======== RECORDS PROVIDED ========

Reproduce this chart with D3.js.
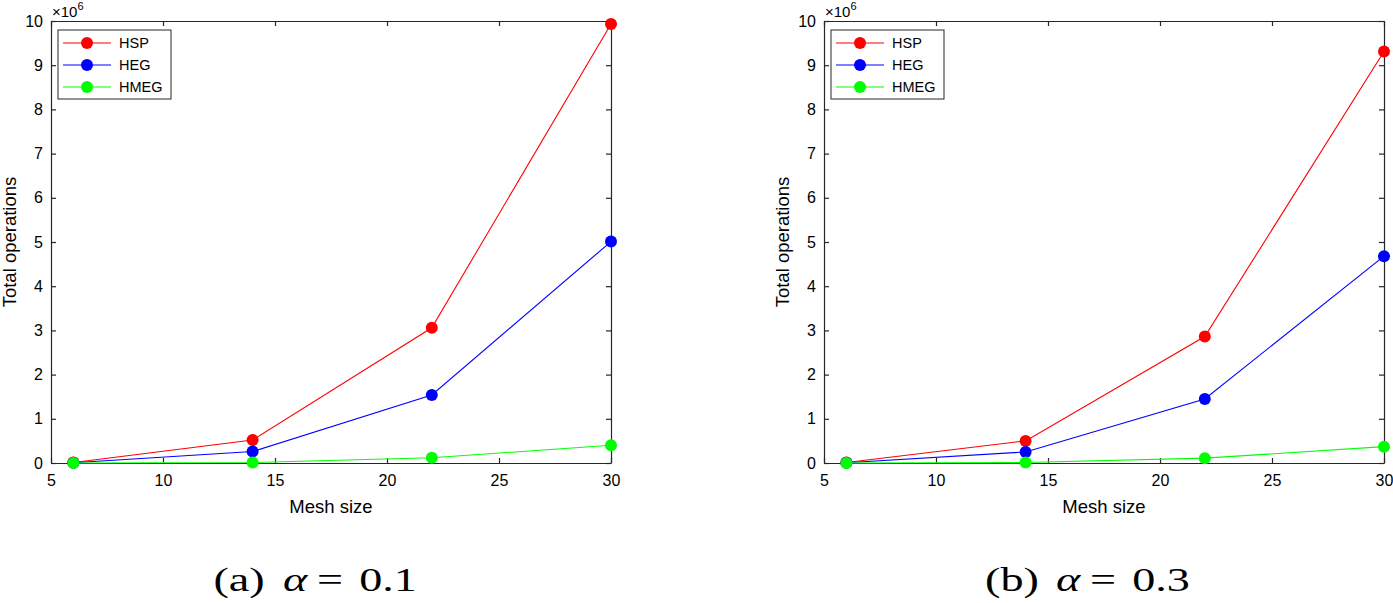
<!doctype html>
<html>
<head>
  <meta charset="utf8"/>
  <style>
    body { margin: 0; background: #fff; }
    text { font-family: "Liberation Sans", Arial, sans-serif; }
  </style>
</head>
<body>
  <svg width="1393" height="603"></svg>
  <script src="https://d3js.org/d3.v7.min.js"></script>
  <script>
    // mesh sizes (x) and total operations in units of 10^6
    var meshSizes = [6, 14, 22, 30];
    var xTicks = [5, 10, 15, 20, 25, 30];
    var yTicks = [0, 1, 2, 3, 4, 5, 6, 7, 8, 9, 10];

    var hspA = [0.01, 0.52, 3.06, 9.93];
    var hegA = [0.005, 0.26, 1.54, 5.01];
    var hmegA = [0.0, 0.01, 0.12, 0.40];

    var hspB = [0.01, 0.50, 2.86, 9.31];
    var hegB = [0.005, 0.25, 1.45, 4.68];
    var hmegB = [0.0, 0.01, 0.11, 0.37];

    var seriesNames = ['HSP', 'HEG', 'HMEG'];
    var seriesColors = ['#ff0000', '#0000ff', '#00ff00'];
    var captions = ['(a)', '(b)'];
    var alphas = ['0.1', '0.3'];

    var panels = [
      {left: 51, data: [hspA, hegA, hmegA]},
      {left: 824, data: [hspB, hegB, hmegB]}
    ];

    var svg = d3.select('svg'),
        plotTop = 21, width = 560, height = 442,
        axisColor = '#262626';

    panels.forEach(function(p, pi) {
      var g = svg.append('g').attr('transform', 'translate(' + p.left + ',' + plotTop + ')');

      var x = d3.scaleLinear().domain([5, 30]).range([0, width]);
      var y = d3.scaleLinear().domain([0, 10]).range([height, 0]);

      // axes (MATLAB-style inward ticks, boxed)
      var bottom = g.append('g').attr('transform', 'translate(0,' + height + ')')
        .call(d3.axisBottom(x).tickValues(xTicks).tickSizeInner(-5).tickSizeOuter(0).tickPadding(12));
      var topAx = g.append('g')
        .call(d3.axisTop(x).tickValues(xTicks).tickSizeInner(-5).tickSizeOuter(0).tickFormat(''));
      var leftAx = g.append('g')
        .call(d3.axisLeft(y).tickValues(yTicks).tickSizeInner(-5).tickSizeOuter(0).tickPadding(8));
      var rightAx = g.append('g').attr('transform', 'translate(' + width + ',0)')
        .call(d3.axisRight(y).tickValues(yTicks).tickSizeInner(-5).tickSizeOuter(0).tickFormat(''));

      [bottom, topAx, leftAx, rightAx].forEach(function(a) {
        a.attr('font-family', null).attr('font-size', null);
        a.selectAll('path, line').attr('stroke', axisColor).attr('stroke-width', 1.2);
        a.selectAll('text').attr('fill', '#000').style('font-size', '16px');
      });

      // exponent label
      var ex = g.append('text').attr('x', 1).attr('y', -4).style('font-size', '15px').attr('fill', '#000');
      ex.append('tspan').text('\u00d710');
      ex.append('tspan').attr('dy', -7).style('font-size', '11px').text('6');

      // axis titles
      g.append('text')
        .attr('x', width / 2).attr('y', height + 50)
        .attr('text-anchor', 'middle').style('font-size', '18.5px')
        .text('Mesh size');
      g.append('text')
        .attr('transform', 'translate(-35.5,' + (height / 2) + ') rotate(-90)')
        .attr('text-anchor', 'middle').style('font-size', '18.5px')
        .text('Total operations');

      var line = d3.line()
        .x(function(d, i) { return x(meshSizes[i]); })
        .y(function(d) { return y(d); });

      p.data.forEach(function(vals, si) {
        g.append('path')
          .datum(vals)
          .attr('fill', 'none')
          .attr('stroke', seriesColors[si])
          .attr('stroke-width', 1.1)
          .attr('d', line);
        g.selectAll('.pt' + si)
          .data(vals)
          .enter().append('circle')
          .attr('cx', function(d, i) { return x(meshSizes[i]); })
          .attr('cy', function(d) { return y(d); })
          .attr('r', 6)
          .attr('fill', seriesColors[si]);
      });

      // legend
      var lg = g.append('g').attr('transform', 'translate(7,9)');
      lg.append('rect').attr('width', 113).attr('height', 69)
        .attr('fill', '#fff').attr('stroke', axisColor).attr('stroke-width', 1);
      seriesNames.forEach(function(name, si) {
        var yy = 13 + si * 22;
        lg.append('line').attr('x1', 5).attr('x2', 53).attr('y1', yy).attr('y2', yy)
          .attr('stroke', seriesColors[si]).attr('stroke-width', 1.1);
        lg.append('circle').attr('cx', 29).attr('cy', yy).attr('r', 6).attr('fill', seriesColors[si]);
        lg.append('text').attr('x', 61).attr('y', yy + 5).style('font-size', '14.5px').text(name);
      });

      // caption (the original figure is stretched horizontally, so scale x)
      var cx = p.left + width / 2,
          capFont = '"Liberation Serif", "DejaVu Serif", serif',
          pieces = [
            {t: captions[pi], dx: -92, it: false},
            {t: '\u03b1', dx: -36, it: true},
            {t: '=', dx: -1, it: false},
            {t: alphas[pi], dx: 57, it: false}
          ];
      pieces.forEach(function(pc) {
        svg.append('text')
          .attr('transform', 'translate(' + (cx + pc.dx) + ',591) scale(1.4,1)')
          .attr('text-anchor', 'middle')
          .style('font-family', capFont)
          .style('font-size', '33px')
          .style('font-style', pc.it ? 'italic' : 'normal')
          .text(pc.t);
      });
    });
  </script>
</body>
</html>
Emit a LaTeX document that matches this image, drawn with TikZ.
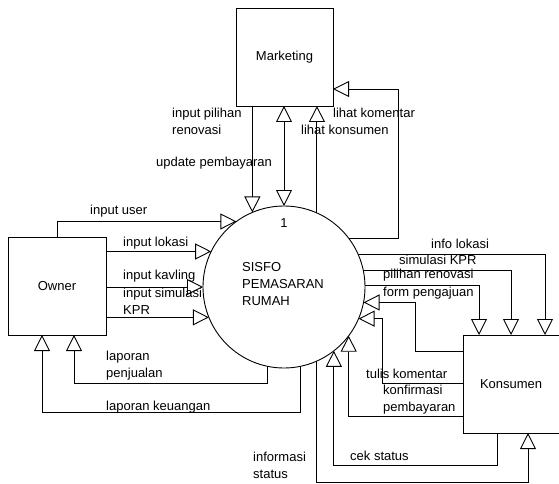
\documentclass[tikz,border=0pt]{standalone}
\usepackage{fontspec}
\setmainfont{Liberation Sans}
\usetikzlibrary{arrows.meta}
\begin{document}
\begin{tikzpicture}[x=1pt,y=-1pt,
  every node/.style={font=\fontsize{13}{17}\selectfont},
  entity/.style={draw, line width=0.9pt, rectangle, inner sep=0pt, outer sep=0pt},
  proc/.style={draw, line width=0.9pt, circle, minimum size=162pt, inner sep=0pt, outer sep=0pt},
  flow/.style={draw, line width=0.9pt, -{Triangle[open,length=16pt,width=16pt]}},
  bflow/.style={draw, line width=0.9pt, {Triangle[open,length=16pt,width=16pt]}-{Triangle[open,length=16pt,width=16pt]}},
  lbl/.style={anchor=west, inner sep=0pt, align=left}]
\useasboundingbox (0,0) rectangle (559,484);
% entities and process
\node[entity, minimum width=97pt, minimum height=98pt] (mkt) at (284.5,57) {Marketing};
\node[entity, minimum width=98pt, minimum height=98pt] (own) at (57,286) {Owner};
\node[entity, minimum width=98pt, minimum height=98pt, text width=96pt, align=left] (kon) at (512,384) {\hspace*{16pt}Konsumen};
\node[proc] (sys) at (284,287) {};
\node (num) at (284,223) {1};
\node[lbl] (sysname) at (242,284) {SISFO\\PEMASARAN\\RUMAH};
% Marketing flows
\draw[flow] (mkt.south -| sys.113.3) -- (sys.113.3);
\draw[bflow] (mkt.south -| sys.north) -- (sys.north);
\draw[flow] (sys.66) -- (sys.66 |- mkt.south);
\draw[flow] (sys.37.2) -| (398,89) -- (mkt.south east |- 398,89);
% Owner flows
\draw[flow] (own.north) |- (sys.126.6);
\draw[flow] (own.east |- sys.154.4) -- (sys.154.4);
\draw[flow] (own.east |- sys.west) -- (sys.west);
\draw[flow] (own.east |- sys.202.5) -- (sys.202.5);
\draw[flow] (sys.258.6) |- (74,383) -- (own.south -| 74,0);
\draw[flow] (sys.282.1) |- (42,412) -- (own.south -| 42,0);
% Konsumen flows
\draw[flow] (sys.1) -| (kon.north -| 479,0);
\draw[flow] (sys.12.1) -| (kon.north -| 511,0);
\draw[flow] (sys.24.8) -| (kon.north -| 545,0);
\draw[flow] (kon.west |- 0,351) -| (sys.349.3 -| 415,0) -- (sys.349.3);
\draw[flow] (kon.west |- 0,383) -| (sys.337.5 -| 382,0) -- (sys.337.5);
\draw[flow] (kon.west |- 0,416) -| (sys.323.4);
\draw[flow] (kon.south -| 497,0) |- (sys.308.1 |- 0,465) -- (sys.308.1);
\draw[flow] (sys.294) |- (528,482) -- (kon.south -| 528,0);
% labels
\node[lbl] (l1) at (172,121.5) {input pilihan\\renovasi};
\node[lbl] (l2) at (156,163) {update pembayaran};
\node[lbl] (l3) at (333,113) {lihat komentar};
\node[lbl] (l4) at (301,130) {lihat konsumen};
\node[lbl] (l5) at (90,211) {input user};
\node[lbl] (l6) at (123,243) {input lokasi};
\node[lbl] (l7) at (123,276) {input kavling};
\node[lbl] (l8) at (123,301) {input simulasi\\KPR};
\node[lbl] (l9) at (106,365.5) {laporan\\penjualan};
\node[lbl] (l10) at (106,407) {laporan keuangan};
\node[lbl] (l11) at (431,244) {info lokasi};
\node[lbl] (l12) at (399,260) {simulasi KPR};
\node[lbl] (l13) at (383,275) {pilihan renovasi};
\node[lbl] (l14) at (383,293) {form pengajuan};
\node[lbl] (l15) at (366,374) {tulis komentar};
\node[lbl] (l16) at (383,399.5) {konfirmasi\\pembayaran};
\node[lbl] (l17) at (350,456) {cek status};
\node[lbl] (l18) at (253,465.5) {informasi\\status};
\end{tikzpicture}
\end{document}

========

Copy each line above that contains the string "this".

Reproduce this chart with D3.js.
Emit a LaTeX document that matches this image, drawn with TikZ.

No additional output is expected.